Por otro lado, sería erróneo suponer que el trabajo del autor se puede reducir a un elaborado muestrario de sus ideales estéticos e influencias artísticas. Tampoco cabría interpretar las piezas como un simple armazón de materiales sobrepuestos con pericia, en que el azar, la ocurrencia y la intuición guían la mano del artista, pero le niegan a la obra un sentido mayor. La obra, de igual modo, es más que un escenario donde se subliman las pulsiones clandestinas del autor o donde éste purga su pasado. En cierta medida, cada pieza sirve al creador para reelaborar los yacimientos de su experiencia y transformar el tosco material de su realidad inmediata en un mecanismo cuyas formas, usos y reglas sean accesibles al espectador. Por medio de la creación, el autor testimonia su presencia en el mundo y apunta la ruta de sus vivencias y de sus hallazgos artísticos. Sin embargo, las capas que conforman la obra no se limitan al sustrato personal y técnico del autor. Una vez que se ahonda en la pieza y a medida que se desentrañan sus filones y vetas individuales, comienzan a asomar las venas colectivas de la creación. Los trazos y planos de una pintura, los volúmenes y texturas de una escultura, los materiales y formatos de una instalación, las secuencias y sonoridades de un video, en todos ─a pesar de sus evidentes diferencias─ se divisan los horizontes en común de la generación que los alumbra.
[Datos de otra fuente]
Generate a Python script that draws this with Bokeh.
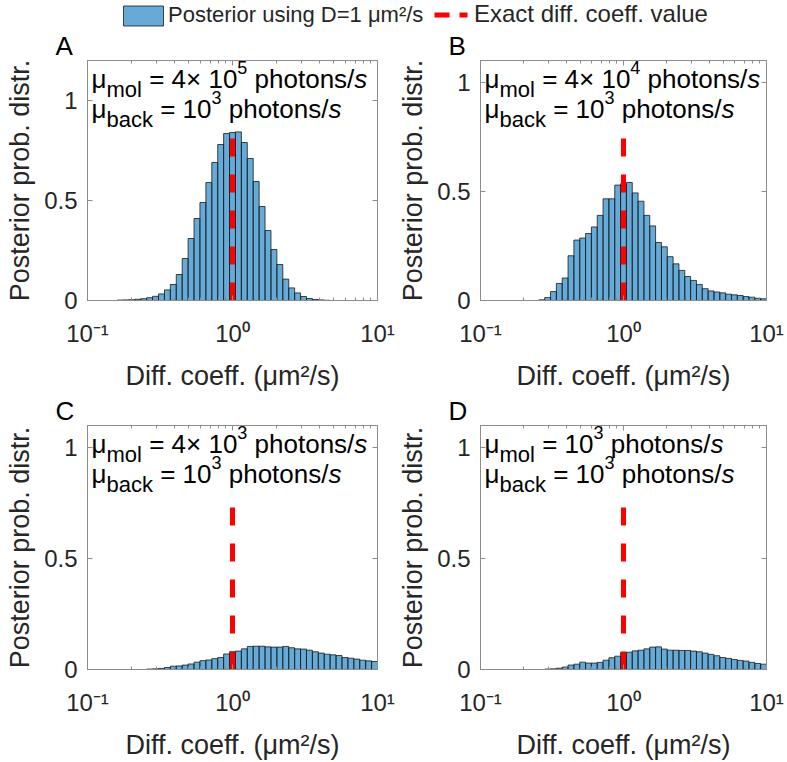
import numpy as np
from bokeh.plotting import figure
from bokeh.models import (Range1d, LogAxis, LinearAxis, FixedTicker, Label,
                          Legend, LegendItem)
from bokeh.layouts import column, row
from bokeh.embed import file_html
from bokeh.resources import INLINE

# ---------------- data ----------------
bin_edges = np.logspace(-1, 1, 50)   # 49 log-spaced bins, 0.1 .. 10

posterior_A = [0, 0, 0, 0, 0, 0.002, 0.003, 0.004, 0.006, 0.009,
               0.014, 0.021, 0.033, 0.053, 0.08, 0.13, 0.21, 0.31, 0.41, 0.49,
               0.59, 0.69, 0.78, 0.835, 0.84, 0.843, 0.79, 0.71, 0.595, 0.47,
               0.35, 0.255, 0.18, 0.107, 0.063, 0.038, 0.02, 0.01, 0.005, 0.003,
               0.001, 0, 0, 0, 0, 0, 0, 0, 0]
posterior_B = [0, 0, 0, 0, 0, 0, 0, 0, 0, 0,
               0.003, 0.014, 0.041, 0.078, 0.103, 0.205, 0.277, 0.286, 0.307, 0.337,
               0.39, 0.466, 0.466, 0.529, 0.535, 0.541, 0.493, 0.455, 0.39, 0.342,
               0.266, 0.246, 0.201, 0.168, 0.138, 0.110, 0.092, 0.073, 0.054, 0.044,
               0.039, 0.035, 0.029, 0.026, 0.023, 0.018, 0.015, 0.010, 0.008]
posterior_C = [0, 0, 0, 0, 0, 0, 0, 0, 0, 0,
               0.002, 0.003, 0.005, 0.009, 0.015, 0.016, 0.020, 0.025, 0.033, 0.040,
               0.043, 0.049, 0.054, 0.070, 0.080, 0.083, 0.093, 0.104, 0.105, 0.105,
               0.102, 0.101, 0.101, 0.104, 0.098, 0.093, 0.092, 0.087, 0.080, 0.074,
               0.069, 0.066, 0.063, 0.054, 0.051, 0.047, 0.042, 0.039, 0.036]
posterior_D = [0, 0, 0, 0, 0, 0, 0, 0, 0, 0,
               0, 0.002, 0.003, 0.006, 0.011, 0.020, 0.024, 0.033, 0.029, 0.029,
               0.032, 0.042, 0.053, 0.060, 0.077, 0.078, 0.084, 0.087, 0.093, 0.101,
               0.102, 0.092, 0.087, 0.087, 0.086, 0.086, 0.083, 0.080, 0.074, 0.068,
               0.062, 0.054, 0.050, 0.045, 0.041, 0.038, 0.032, 0.027, 0.024]
posteriors = [posterior_A, posterior_B, posterior_C, posterior_D]

exact_diff_coeff = 1.0
exact_line_top = [0.82, 0.75, 0.75, 0.75]
y_upper = [1.2, 1.1, 1.1, 1.1]
panel_letters = ["A", "B", "C", "D"]
mol_mantissa = ["4× 10", "4× 10", "4× 10", "10"]
mol_exponent = ["5", "4", "3", "3"]
back_mantissa = "10"
back_exponent = "3"

x_ticks = [0.1, 1.0, 10.0]
x_tick_labels = ["10⁻¹", "10⁰", "10¹"]
x_minor_ticks = [0.2, 0.3, 0.4, 0.5, 0.6, 0.7, 0.8, 0.9, 2, 3, 4, 5, 6, 7, 8, 9]
y_ticks = [0, 0.5, 1]
y_tick_labels = ["0", "0.5", "1"]
legend_labels = ["Posterior using D=1 μm²/s", "Exact diff. coeff. value"]
x_label = "Diff. coeff. (μm²/s)"
y_label = "Posterior prob. distr."

# ---------------- style ----------------
FONT = "Liberation Sans"
AXC = "#8c8c8c"
TXC = "#262626"
BAR_FILL = "#0072bd"
BAR_ALPHA = 0.6
BAR_LINE = "#1a1a1a"

# Arial/Liberation Sans advance widths (em)
W = {' ': .278, '=': .584, '4': .556, '×': .584, '1': .556, '0': .556,
     '3': .556, '5': .556, 'p': .556, 'h': .556, 'o': .556, 't': .278,
     'n': .556, 's': .5, '/': .278, 'm': .833, 'l': .222, 'b': .556,
     'a': .556, 'c': .5, 'k': .5, 'μ': .576}
SIZES = {"main": 26, "it": 26, "sub": 22, "sup": 18}
SHIFT = {"main": 0, "it": 0, "sub": 11, "sup": -11}


def tw(s, size):
    return sum(W.get(c, .556) for c in s) * size


def add_rich_text(p, ytop, pieces, x0, base):
    x = x0
    for txt, kind in pieces:
        size = SIZES[kind]
        lead = len(txt) - len(txt.lstrip(' '))
        x += tw(' ' * lead, size)
        core = txt.strip(' ')
        p.add_layout(Label(x=0.1, y=ytop, x_offset=x, y_offset=-(base + SHIFT[kind]),
                           text=core, text_font=FONT, text_font_size=f"{size}px",
                           text_font_style="italic" if kind == "it" else "normal",
                           text_color="black", text_baseline="alphabetic",
                           text_align="left"))
        x += tw(core, size)


def style_axis(ax, labels=True):
    ax.axis_line_color = AXC
    ax.axis_line_width = 1
    ax.major_tick_line_color = AXC
    ax.minor_tick_line_color = AXC
    ax.major_tick_in = 5
    ax.major_tick_out = 0
    ax.minor_tick_in = 3
    ax.minor_tick_out = 0
    if labels:
        ax.major_label_text_font = FONT
        ax.major_label_text_font_size = "24px"
        ax.major_label_text_color = TXC
        ax.axis_label_text_font = FONT
        ax.axis_label_text_font_size = "27px"
        ax.axis_label_text_font_style = "normal"
        ax.axis_label_text_color = TXC
    else:
        ax.major_label_text_font_size = "1px"
        ax.major_label_text_alpha = 0
        ax.major_label_standoff = 0


def make_panel(i, width, height, bl, br, bt, bb):
    ytop = y_upper[i]
    p = figure(width=width, height=height, x_axis_type="log",
               x_range=Range1d(0.1, 10), y_range=Range1d(0, ytop),
               toolbar_location=None, output_backend="svg",
               min_border_left=bl, min_border_right=br,
               min_border_top=bt, min_border_bottom=bb,
               background_fill_color="white", border_fill_color="white",
               outline_line_color=AXC, title=panel_letters[i])
    p.title.align = "left"
    p.title.offset = -32
    p.title.standoff = 0
    p.title.vertical_align = "bottom"
    p.title.text_font = FONT
    p.title.text_font_size = "26px"
    p.title.text_font_style = "normal"
    p.title.text_color = "black"
    p.xgrid.visible = False
    p.ygrid.visible = False

    xt = FixedTicker(ticks=x_ticks, minor_ticks=x_minor_ticks)
    yt = FixedTicker(ticks=y_ticks, minor_ticks=[])

    xa = p.xaxis[0]
    xa.ticker = xt
    xa.major_label_overrides = dict(zip(x_ticks, x_tick_labels))
    xa.axis_label = x_label
    style_axis(xa)
    xa.major_label_standoff = 19
    xa.axis_label_standoff = 11

    ya = p.yaxis[0]
    ya.ticker = yt
    ya.major_label_overrides = dict(zip(y_ticks, y_tick_labels))
    ya.axis_label = y_label
    style_axis(ya)
    ya.major_label_standoff = 10
    ya.axis_label_standoff = 6

    top_ax = LogAxis(ticker=xt, major_label_overrides={t: " " for t in x_ticks})
    style_axis(top_ax, labels=False)
    p.add_layout(top_ax, "above")
    right_ax = LinearAxis(ticker=yt, major_label_overrides={t: " " for t in y_ticks})
    style_axis(right_ax, labels=False)
    p.add_layout(right_ax, "right")

    p.quad(left=bin_edges[:-1], right=bin_edges[1:], bottom=0, top=posteriors[i],
           fill_color=BAR_FILL, fill_alpha=BAR_ALPHA, line_color=BAR_LINE,
           line_width=0.8)
    p.line(x=[exact_diff_coeff, exact_diff_coeff], y=[0, exact_line_top[i]],
           line_color="#ff0000", line_width=5, line_dash="18 18")

    line1 = [("μ", "main"), ("mol", "sub"), (" = " + mol_mantissa[i], "main"),
             (mol_exponent[i], "sup"), (" photons/", "main"), ("s", "it")]
    line2 = [("μ", "main"), ("back", "sub"), (" = " + back_mantissa, "main"),
             (back_exponent, "sup"), (" photons/", "main"), ("s", "it")]
    add_rich_text(p, ytop, line1, 4, 18)
    add_rich_text(p, ytop, line2, 4, 48)
    return p


pA = make_panel(0, 395, 365, 87, 18, 31, 90)
pB = make_panel(1, 392, 365, 81, 21, 31, 90)
pC = make_panel(2, 395, 369, 87, 18, 32, 93)
pD = make_panel(3, 392, 369, 81, 21, 32, 93)

# ---------------- legend strip ----------------
leg = figure(width=787, height=28, x_range=Range1d(0, 1), y_range=Range1d(0, 1),
             toolbar_location=None, output_backend="svg", min_border=0,
             outline_line_color=None, x_axis_location=None, y_axis_location=None,
             background_fill_color="white", border_fill_color="white")
leg.xgrid.visible = False
leg.ygrid.visible = False
# swatch-only renderers, placed outside the visible range
r_hist = leg.quad(left=[2], right=[3], bottom=[2], top=[3], fill_color=BAR_FILL,
                  fill_alpha=BAR_ALPHA, line_color=BAR_LINE, line_width=0.8)
r_line = leg.line(x=[2, 3], y=[2, 2], line_color="#ff0000", line_width=5,
                  line_dash="15 10 8 100")
common = dict(orientation="horizontal", glyph_height=25, padding=0, margin=0,
              border_line_color=None, background_fill_alpha=0,
              label_text_font=FONT, label_text_color=TXC)
legend1 = Legend(items=[LegendItem(label=legend_labels[0], renderers=[r_hist])],
                 location=(118, 0), glyph_width=50, label_standoff=0,
                 label_text_font_size="22px", **common)
legend2 = Legend(items=[LegendItem(label=legend_labels[1], renderers=[r_line])],
                 location=(434, 0), glyph_width=36, label_standoff=4,
                 label_text_font_size="24px", **common)
leg.add_layout(legend1)
leg.add_layout(legend2)

layout = column(leg, row(pA, pB), row(pC, pD))

open("out.html", "w").write(file_html(layout, INLINE))
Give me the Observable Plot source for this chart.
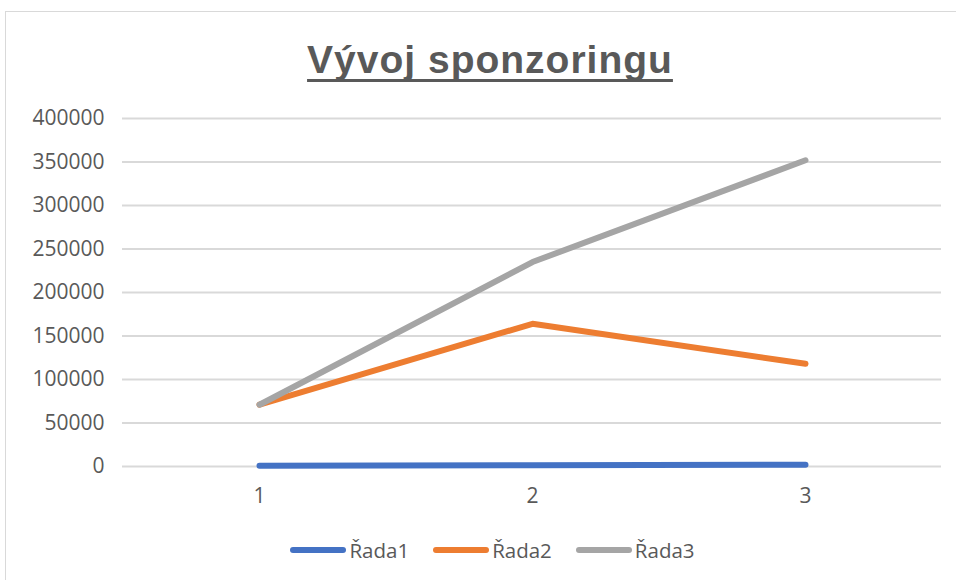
<!DOCTYPE html>
<html>
<head>
<meta charset="utf-8">
<script src="https://cdn.jsdelivr.net/npm/d3@7"></script>
<script src="https://cdn.jsdelivr.net/npm/@observablehq/plot@0.6"></script>
<style>
  html, body { margin: 0; padding: 0; background: #fff; overflow: hidden; }
  #wrap { position: relative; width: 956px; height: 580px; font-family: "Open Sans", sans-serif; color: #595959; }
  #frame { position: absolute; left: 5px; top: 11px; width: 1200px; height: 1200px; border-left: 1.5px solid #d9d9d9; border-top: 1.5px solid #d9d9d9; pointer-events: none; }
  #title { position: relative; height: 95px; box-sizing: border-box; padding-top: 41px; padding-left: 24px; text-align: center;
    font-family: "Liberation Sans", Arial, sans-serif; font-weight: bold; font-size: 39px; line-height: 37px; letter-spacing: 1px;
    color: #595959; }
  #title span { text-decoration: underline; text-decoration-thickness: 3px; text-underline-offset: 6px; text-decoration-skip-ink: none; }
  #chart svg { display: block; }
  #legend { height: 60px; box-sizing: border-box; padding-top: 0px; padding-left: 29px; display: flex; justify-content: center; align-items: center;
    font-size: 20.5px; line-height: 20px; color: #595959; }
  .item { display: flex; align-items: center; margin: 0 12px; }
  .sw { width: 56px; height: 6px; border-radius: 3px; margin-right: 3px; }
</style>
</head>
<body>
<div id="wrap">
  <div id="frame"></div>
  <div id="title"><span>Vývoj sponzoringu</span></div>
  <div id="chart"></div>
  <div id="legend"></div>
</div>
<script>
const categories = [1, 2, 3];
const seriesNames = ["Řada1", "Řada2", "Řada3"];
const rada1 = [800, 1500, 2000];
const rada2 = [71000, 164000, 118000];
const rada3 = [71000, 235000, 352000];
const yTicks = [0, 50000, 100000, 150000, 200000, 250000, 300000, 350000, 400000];
const colors = ["#4472C4", "#ED7D31", "#A5A5A5"];

const allSeries = [rada1, rada2, rada3];
const data = [];
allSeries.forEach((vals, i) => {
  vals.forEach((v, j) => data.push({ x: categories[j], y: v, series: seriesNames[i] }));
});

const chart = Plot.plot({
  width: 956,
  height: 425,
  marginLeft: 122,
  marginRight: 15,
  marginTop: 23,
  marginBottom: 54,
  style: { fontFamily: "Open Sans, sans-serif", fontSize: "21px", color: "#595959", background: "transparent" },
  x: { type: "point", domain: categories, padding: 0.5 },
  y: { domain: [0, 400000] },
  color: { domain: seriesNames, range: colors },
  marks: [
    Plot.ruleY(yTicks, { stroke: "#d9d9d9", strokeWidth: 2 }),
    Plot.axisY({ ticks: yTicks, tickSize: 0, tickPadding: 18, tickFormat: d => String(d), label: null }),
    Plot.axisX({ ticks: categories, tickSize: 0, tickPadding: 22, tickFormat: d => String(d), label: null }),
    Plot.line(data, { x: "x", y: "y", z: "series", stroke: "series", strokeWidth: 6, strokeLinecap: "round", strokeLinejoin: "round" })
  ]
});
document.getElementById("chart").appendChild(chart);

const legend = document.getElementById("legend");
seriesNames.forEach((name, i) => {
  const it = document.createElement("div");
  it.className = "item";
  const sw = document.createElement("div");
  sw.className = "sw";
  sw.style.background = colors[i];
  const t = document.createElement("span");
  t.textContent = name;
  it.appendChild(sw);
  it.appendChild(t);
  legend.appendChild(it);
});
</script>
</body>
</html>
Cruce del pasado y del presente de un pueblo, cada generación delata en el vigor de sus creaciones y en la gravedad de su deterioro el empuje de la sociedad que la gestó. Encargadas de preservar la continuidad del tejido social, pero sobre todo de renovarlo, el vigor de las generaciones revela la determinación y la vitalidad colectivas para afrontar sus circunstancias actuales. Las hazañas pretéritas de un país, sus victorias, las proezas de sus héroes y el fervor de sus mártires por las causas nacionales acusan los esplendores anteriores de un pueblo, son ramas de un árbol cuyo follaje aflora y se marchita con las estaciones; a cada verdor sigue un tiempo de palidez, hasta que la siguiente primavera se anuncia. Cada generación de artistas encara la realidad de su momento histórico de diferente modo. La hondura de su visión y los puentes que tienden hacia quienes vendrán después que ellos aquilatan los méritos de las obras y de sus autores. En ese sentido, cabría preguntarse si la suma de los años es lo que enaltece la historia de un pueblo o si, en cambio, la profundidad de su mirada y el carácter de las empresas que acomete revelan la verdadera estatura de esa sociedad y anuncian la dimensión de su porvenir.